The biblical temple remains a central theme throughout the bible. From a portable vessel in the desert of Exodus 26, to the eschatological temple in Ezekiel 40-42, to the metaphysical “temple” as an apocalyptic backdrop in John’s Revelation. Conflict between the terrestrial and the Heavenly exists in many chapters of the Bible and especially applies to the temple concept. Throughout the Tanakh and the New Testament we are presented with both the promise and goal of being in God’s Heavenly temple, only being allowed the earthly location as a temporary substitute.
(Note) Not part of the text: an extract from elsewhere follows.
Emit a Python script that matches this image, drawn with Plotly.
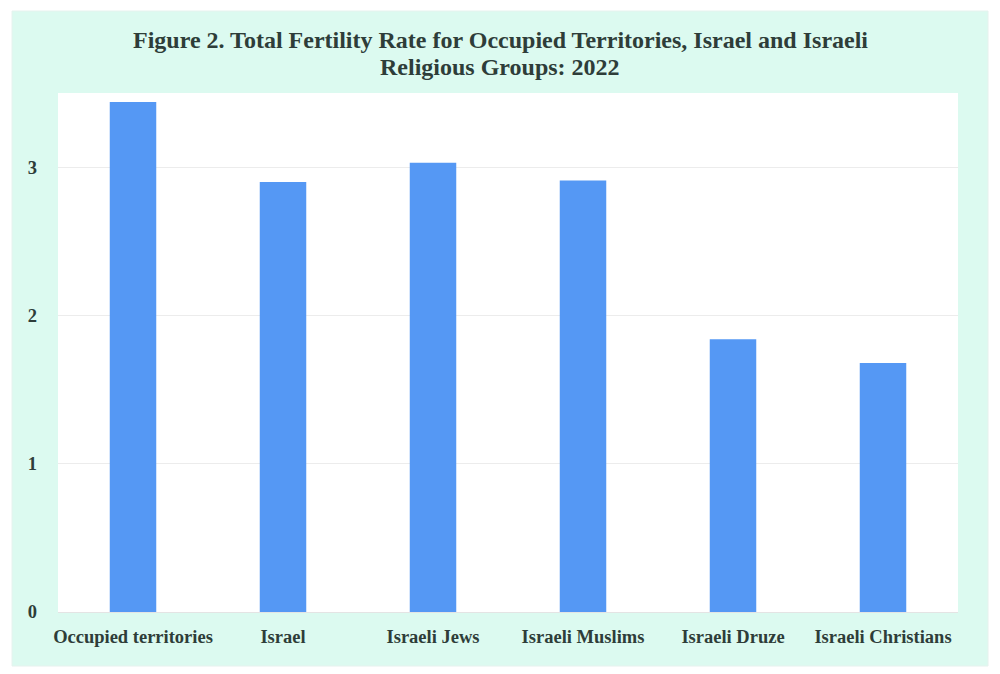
import plotly.graph_objects as go

categories = ["Occupied territories", "Israel", "Israeli Jews", "Israeli Muslims",
              "Israeli Druze", "Israeli Christians"]
values = [3.44, 2.90, 3.03, 2.91, 1.84, 1.68]
y_ticks = [0, 1, 2, 3]
title_lines = ["Figure 2. Total Fertility Rate for Occupied Territories, Israel and Israeli",
               "Religious Groups: 2022"]

L, R, T, B = 58, 42, 93, 62
W, H = 1000, 674
pw, ph = W - L - R, H - T - B

def px(x):
    return (x - L) / pw

def py(y):
    return (H - B - y) / ph

TXT = "#2e3d39"

fig = go.Figure(go.Bar(
    x=categories, y=values, width=0.31,
    marker=dict(color="#5598f4", line=dict(width=0)),
))

annotations = [
    dict(text=t, xref="paper", yref="paper", x=px(500), y=py(yc),
         xanchor="center", yanchor="middle", showarrow=False,
         font=dict(family="Liberation Serif", size=24, color=TXT, weight="bold"))
    for t, yc in zip(title_lines, [40, 67])
]

fig.update_layout(
    width=W, height=H,
    margin=dict(l=L, r=R, t=T, b=B),
    paper_bgcolor="white",
    plot_bgcolor="white",
    showlegend=False,
    annotations=annotations,
    font=dict(family="Liberation Serif", size=15, color=TXT),
    xaxis=dict(
        showgrid=False, showline=False, zeroline=False,
        tickfont=dict(family="Liberation Serif", size=18.5, color=TXT, weight="bold"),
        ticks="", ticklabelstandoff=11,
    ),
    yaxis=dict(
        range=[0, 3.5], tickvals=y_ticks, showgrid=True, gridcolor="#ececec", gridwidth=1,
        zeroline=True, zerolinecolor="#e4e4e4", zerolinewidth=1, showline=False,
        tickfont=dict(family="Liberation Serif", size=18.5, color=TXT, weight="bold"),
        ticks="", ticklabelstandoff=20,
    ),
    shapes=[
        dict(type="rect", xref="paper", yref="paper", layer="below",
             x0=px(12), x1=px(988), y0=py(666), y1=py(11),
             fillcolor="#dcfaf0", line=dict(color="#e6f2ee", width=1)),
        dict(type="rect", xref="paper", yref="paper", layer="below",
             x0=0, x1=1, y0=0, y1=1, fillcolor="white", line=dict(width=0)),
    ],
)

fig.write_html("out.html")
On twelve separate occasions does the Book of Psalms mention a “temple.” In Psalms, the Temple is employed as a physical place where God sits. “The Lord is in his holy temple, the Lord’s throne is in heaven,” while he looks “down from the height of his sanctuary” (Psalms 11:4 and 102). Moses and the Israelites allude to this temple, or sanctuary, in Exodus 15:17 when they sing “The place, Lord, you made for your dwelling, the sanctuary, Lord, your hands established,” referencing a mountain.
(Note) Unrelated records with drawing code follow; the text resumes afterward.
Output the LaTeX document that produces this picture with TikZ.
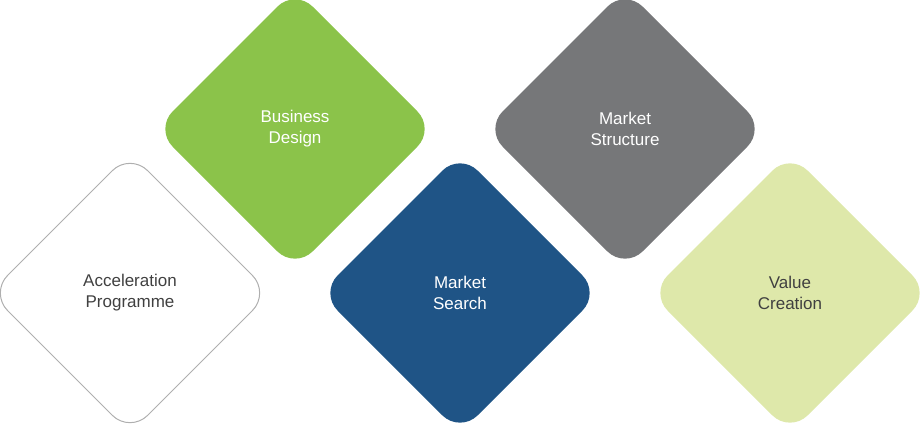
\documentclass[tikz,border=0pt]{standalone}
\usepackage{fontspec}
\setmainfont{Liberation Sans}
\usetikzlibrary{positioning}

\definecolor{leaf}{RGB}{139,195,74}
\definecolor{navy}{RGB}{31,84,134}
\definecolor{slate}{RGB}{118,119,121}
\definecolor{pale}{RGB}{222,232,170}
\definecolor{rim}{RGB}{175,175,175}
\definecolor{ink}{RGB}{64,64,64}

\tikzset{
	tile/.style={rectangle, minimum size=198pt, rotate=45, rounded corners=25pt, inner sep=0pt},
	caption/.style={align=center, font=\fontsize{17}{21}\selectfont, text=white},
}

\begin{document}
\begin{tikzpicture}[x=1pt,y=1pt]
\useasboundingbox (0,0) rectangle (920,-424);

% TILES
\node[tile,draw=rim,line width=1pt] (ap) at (130,-293) {};
\node[tile,fill=leaf] (bd) at (295,-129) {};
\node[tile,fill=navy] (ms) at (460,-293) {};
\node[tile,fill=slate] (mt) at (625,-129) {};
\node[tile,fill=pale] (vc) at (790,-293) {};

% TEXTS
\node[caption,text=ink] at (ap.center) {Acceleration\\Programme};
\node[caption] at (bd.center) {Business\\Design};
\node[caption] at (ms.center) {Market\\Search};
\node[caption] at (mt.center) {Market\\Structure};
\node[caption,text=ink] at (vc.center) {Value\\Creation};

\end{tikzpicture}
\end{document}
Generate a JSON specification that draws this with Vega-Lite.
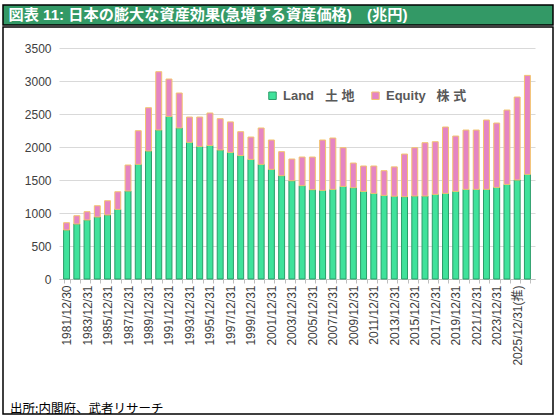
{
  "$schema": "https://vega.github.io/schema/vega-lite/v6.json",
  "description": "図表 11: 日本の膨大な資産効果 (土地・株式, 兆円)",
  "padding": {"left": -4, "top": 4, "right": 7, "bottom": 5},
  "spacing": 0,
  "background": "white",
  "datasets": {
    "assets": [
      {"date": "1981/12/30", "Land": 742, "Equity": 111},
      {"date": "1982/12/31", "Land": 833, "Equity": 126},
      {"date": "1983/12/31", "Land": 894, "Equity": 126},
      {"date": "1984/12/31", "Land": 939, "Equity": 171},
      {"date": "1985/12/31", "Land": 970, "Equity": 216},
      {"date": "1986/12/31", "Land": 1055, "Equity": 267},
      {"date": "1987/12/31", "Land": 1333, "Equity": 394},
      {"date": "1988/12/31", "Land": 1737, "Equity": 510},
      {"date": "1989/12/31", "Land": 1939, "Equity": 656},
      {"date": "1990/12/31", "Land": 2257, "Equity": 884},
      {"date": "1991/12/31", "Land": 2464, "Equity": 566},
      {"date": "1992/12/31", "Land": 2288, "Equity": 530},
      {"date": "1993/12/31", "Land": 2070, "Equity": 384},
      {"date": "1994/12/31", "Land": 2009, "Equity": 445},
      {"date": "1995/12/31", "Land": 2024, "Equity": 491},
      {"date": "1996/12/31", "Land": 1954, "Equity": 475},
      {"date": "1997/12/31", "Land": 1918, "Equity": 462},
      {"date": "1998/12/31", "Land": 1870, "Equity": 362},
      {"date": "1999/12/31", "Land": 1812, "Equity": 339},
      {"date": "2000/12/31", "Land": 1737, "Equity": 551},
      {"date": "2001/12/31", "Land": 1661, "Equity": 445},
      {"date": "2002/12/31", "Land": 1565, "Equity": 364},
      {"date": "2003/12/31", "Land": 1489, "Equity": 329},
      {"date": "2004/12/31", "Land": 1414, "Equity": 434},
      {"date": "2005/12/31", "Land": 1353, "Equity": 495},
      {"date": "2006/12/31", "Land": 1343, "Equity": 763},
      {"date": "2007/12/31", "Land": 1358, "Equity": 778},
      {"date": "2008/12/31", "Land": 1403, "Equity": 586},
      {"date": "2009/12/31", "Land": 1383, "Equity": 374},
      {"date": "2010/12/31", "Land": 1327, "Equity": 385},
      {"date": "2011/12/31", "Land": 1297, "Equity": 415},
      {"date": "2012/12/31", "Land": 1267, "Equity": 374},
      {"date": "2013/12/31", "Land": 1254, "Equity": 445},
      {"date": "2014/12/31", "Land": 1247, "Equity": 646},
      {"date": "2015/12/31", "Land": 1257, "Equity": 732},
      {"date": "2016/12/31", "Land": 1257, "Equity": 808},
      {"date": "2017/12/31", "Land": 1282, "Equity": 798},
      {"date": "2018/12/31", "Land": 1297, "Equity": 1006},
      {"date": "2019/12/31", "Land": 1327, "Equity": 839},
      {"date": "2020/12/31", "Land": 1358, "Equity": 899},
      {"date": "2021/12/31", "Land": 1358, "Equity": 899},
      {"date": "2022/12/31", "Land": 1358, "Equity": 1051},
      {"date": "2023/12/31", "Land": 1388, "Equity": 975},
      {"date": "2024/12/31", "Land": 1433, "Equity": 1127},
      {"date": "2025/12/31(推)", "Land": 1500, "Equity": 1257},
      {"date": "2026/12/31(推)", "Land": 1585, "Equity": 1500}
    ]
  },
  "vconcat": [
    {
      "width": 550,
      "height": 20,
      "view": {"fill": "#339966", "stroke": "black", "strokeWidth": 1.5},
      "data": {"values": [{"t": "図表 11: 日本の膨大な資産効果(急増する資産価格)　(兆円)"}]},
      "mark": {
        "type": "text",
        "align": "left",
        "baseline": "middle",
        "color": "white",
        "font": "Liberation Sans, Noto Sans CJK JP",
        "fontSize": 15.2,
        "fontWeight": "bold"
      },
      "encoding": {
        "text": {"field": "t"},
        "x": {"datum": 0, "type": "quantitative", "scale": {"domain": [-0.01, 1], "zero": false, "nice": false}, "axis": null},
        "y": {"datum": 0.5, "type": "quantitative", "scale": {"domain": [0, 1], "nice": false}, "axis": null}
      }
    },
    {
      "width": 550,
      "height": 387,
      "view": {"fill": "white", "stroke": "black", "strokeWidth": 1.5},
      "title": {
        "text": "出所:内閣府、武者リサーチ",
        "orient": "bottom",
        "anchor": "start",
        "frame": "group",
        "offset": -11,
        "baseline": "top",
        "dx": 7,
        "color": "black",
        "font": "Noto Sans CJK JP",
        "fontSize": 12.5,
        "fontWeight": "normal"
      },
      "data": {"name": "assets"},
      "transform": [{"fold": ["Land", "Equity"], "as": ["series", "value"]}],
      "mark": {"type": "bar", "strokeWidth": 1},
      "encoding": {
        "x": {
          "field": "date",
          "type": "ordinal",
          "sort": null,
          "scale": {"range": [56, 532], "paddingInner": 0.42, "paddingOuter": 0.45},
          "axis": {
            "title": null,
            "offset": -135,
            "labelAngle": -90,
            "labelExpr": "toNumber(substring(datum.value, 0, 4)) % 2 == 1 ? datum.value : ''",
            "tickBand": "extent",
            "tickSize": 4,
            "tickColor": "#bfbfbf",
            "domainColor": "#bfbfbf",
            "labelPadding": 2,
            "labelFont": "Liberation Sans, Noto Sans CJK JP",
            "labelFontSize": 12,
            "labelColor": "#404040",
            "labelOverlap": false,
            "labelBound": false
          }
        },
        "y": {
          "field": "value",
          "type": "quantitative",
          "stack": "zero",
          "scale": {"domain": [0, 3500], "range": [252, 21], "nice": false},
          "axis": {
            "title": null,
            "offset": -56,
            "ticks": false,
            "domain": false,
            "labelPadding": 8,
            "format": "d",
            "values": [0, 500, 1000, 1500, 2000, 2500, 3000, 3500],
            "grid": true,
            "gridColor": "#d9d9d9",
            "labelFont": "Liberation Sans",
            "labelFontSize": 12,
            "labelColor": "#404040"
          }
        },
        "fill": {
          "field": "series",
          "type": "nominal",
          "scale": {"domain": ["Land", "Equity"], "range": ["#3fe29b", "#e585c3"]},
          "legend": {
            "title": null,
            "orient": "none",
            "legendX": 263,
            "legendY": 84,
            "direction": "horizontal",
            "symbolType": "square",
            "symbolSize": 56,
            "symbolStrokeWidth": 1,
            "labelFont": "Liberation Sans, Noto Sans CJK JP",
            "labelFontSize": 13,
            "labelFontWeight": "bold",
            "labelColor": "#595959",
            "labelOffset": 4,
            "columnPadding": 14,
            "labelExpr": "datum.label == 'Land' ? 'Land\u00a0\u00a0\u00a0土\u00a0地' : 'Equity\u00a0\u00a0\u00a0株\u00a0式'"
          }
        },
        "stroke": {
          "field": "series",
          "type": "nominal",
          "scale": {"domain": ["Land", "Equity"], "range": ["#2a9c69", "#f3c46f"]}
        },
        "order": {"field": "series", "sort": "descending"}
      }
    }
  ]
}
In fact, the temple concept reaches farther than the literal translations. The diversity of terms of God’s dwelling place in the bible like “house,” “sanctuary,” and “mountain” could all be interpreted as physical manifestations on Earth of God’s presence unconfined to a literal temple structure. Perhaps this boundless representation is best seen at the end of Revelation, when John is given a view of the Holy City, the New Jerusalem, and does not see a temple for “the Lord God Almighty and the Lamb are its temple (Revelation 21:22). For the first time the reader must visualize a Holy City without a Holy Temple, an inextricable idea throughout most of the Bible in Ezekiel, Isaiah, etc. In this sense, John describes eternal intimacy with God in the form of light, a classic representation of divine presence. This description implies it is not important to consider where God lives, whether it be a temple or elsewhere. Though God is central to the divine nature of an earthly temple, God is not confined to it, neither on Earth nor in heaven.